Illinois town's "right-to-work" petition is ruled moot

A petition from the Village of Lincolnshire, Ill., asked the U.S. Supreme Court to consider whether local governments can pass “right-to-work” laws, and the court ruled it as moot following the state’s invalidation of those types of ordinances, according to Bloomberg Law.

On June 10, the Supreme Court sent the case back to a federal appeals court in Chicago to dismiss. Illinois’ Collective Bargaining Freedom Act took effect in April and bars local units of government from restricting collective bargaining.

Right-to-work laws prohibit agreements between employers and unions that require workers to join a union or force nonmembers to pay fees to cover the costs of collective bargaining and other nonpolitical expenses. Lincolnshire asked Supreme Court justices in March to settle a split in federal appeals courts regarding whether the National Labor Relations Act allows for these local ordinances.

Those who oppose right-to-work laws say the laws are designed to undermine worker rights, and supporters say the laws expand economic opportunities.

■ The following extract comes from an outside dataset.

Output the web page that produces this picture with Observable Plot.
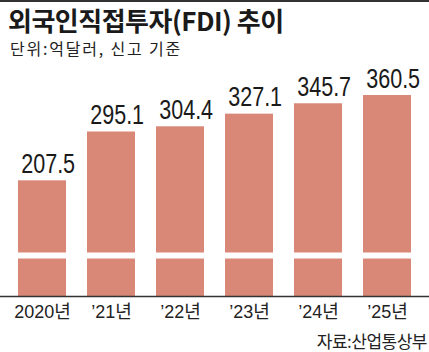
<!DOCTYPE html>
<html><head><meta charset="utf-8">
<script src="https://cdn.jsdelivr.net/npm/d3@7"></script>
<script src="https://cdn.jsdelivr.net/npm/@observablehq/plot@0.6"></script>
<style>
body{margin:0;background:#fff;width:429px;height:352px;overflow:hidden;position:relative;font-family:"Liberation Sans","Noto Sans CJK KR",sans-serif;}
#topline{position:absolute;left:0;top:0;width:429px;height:2px;background:#333;}
#title{position:absolute;left:8px;top:3px;font-family:"Noto Sans CJK KR",sans-serif;font-weight:700;font-size:26px;line-height:34px;letter-spacing:-0.5px;color:#1a1a1a;white-space:nowrap;z-index:2;}
#sub{position:absolute;left:10px;top:38px;font-family:"Noto Sans CJK KR",sans-serif;font-size:16px;line-height:20px;letter-spacing:1.8px;color:#222;white-space:nowrap;z-index:2;}
#chart{position:absolute;left:0;top:48px;z-index:1;}
#src{position:absolute;right:2px;top:331px;font-family:"Noto Sans CJK KR",sans-serif;font-size:17px;line-height:20px;letter-spacing:-0.5px;color:#222;white-space:nowrap;}
</style></head>
<body>
<div id="topline"></div>
<div id="title">외국인직접투자(FDI) 추이</div>
<div id="sub">단위:억달러, 신고 기준</div>
<div id="chart"></div>
<div id="src">자료:산업통상부</div>
<script>
const years = ["2020년","’21년","’22년","’23년","’24년","’25년"];
const values = [207.5, 295.1, 304.4, 327.1, 345.7, 360.5];
const breakValue = 73.5;
const data = years.map((y,i)=>({year:y, value:values[i]}));
const barColor = "#d98877";
const plot = Plot.plot({
  width: 429,
  height: 280,
  marginLeft: 0,
  marginRight: 0,
  marginTop: 25,
  marginBottom: 32,
  style: {fontFamily: '"Liberation Sans","Noto Sans CJK KR",sans-serif', background: "transparent", overflow: "visible"},
  x: {domain: years, paddingInner: 0.304, paddingOuter: 0.26, label: null},
  y: {domain: [0, 400], axis: null},
  marks: [
    Plot.barY(data, {x: "year", y: "value", fill: barColor}),
    Plot.ruleY([breakValue], {stroke: "#fff", strokeWidth: 6}),
    Plot.ruleY([0], {stroke: "#333", strokeWidth: 1.5}),
    Plot.text(data, {x: "year", y: "value", text: d => d.value.toFixed(1), lineAnchor: "bottom", dy: -8, fontSize: 28, fill: "#1a1a1a"}),
    Plot.axisX({fontSize: 18, tickSize: 0, tickPadding: 9, fill: "#222", label: null})
  ]
});
document.getElementById("chart").appendChild(plot);
const svgRect = plot.getBoundingClientRect();
plot.querySelectorAll('g[aria-label="text"] text').forEach(t => {
  const r = t.getBoundingClientRect();
  const cx = r.left + r.width / 2 - svgRect.left;
  const prev = t.getAttribute("transform") || "";
  t.setAttribute("transform", `translate(${cx},0) scale(0.77,1) translate(${-cx},0) ${prev}`);
});
</script>
</body></html>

The local ordinances allow the smaller governments to have these measures in place when there is no assurance of statewide passage. The U.S. Court of Appeals for the Seventh Circuit ruled against Lincolnshire’s right-to-work law in 2018, saying it was preempted by federal labor law; that decision conflicts with a Sixth Circuit ruling from 2016 allowing part of a Kentucky county’s ordinance to remain.

The Lincolnshire petition said the law should be permitted under the NLRA’s provision allowing state or territorial right-to-work laws. It noted the Supreme Court twice has held that federal laws allowing state action also apply to a state’s political subdivisions, absent a statement clarifying they don’t.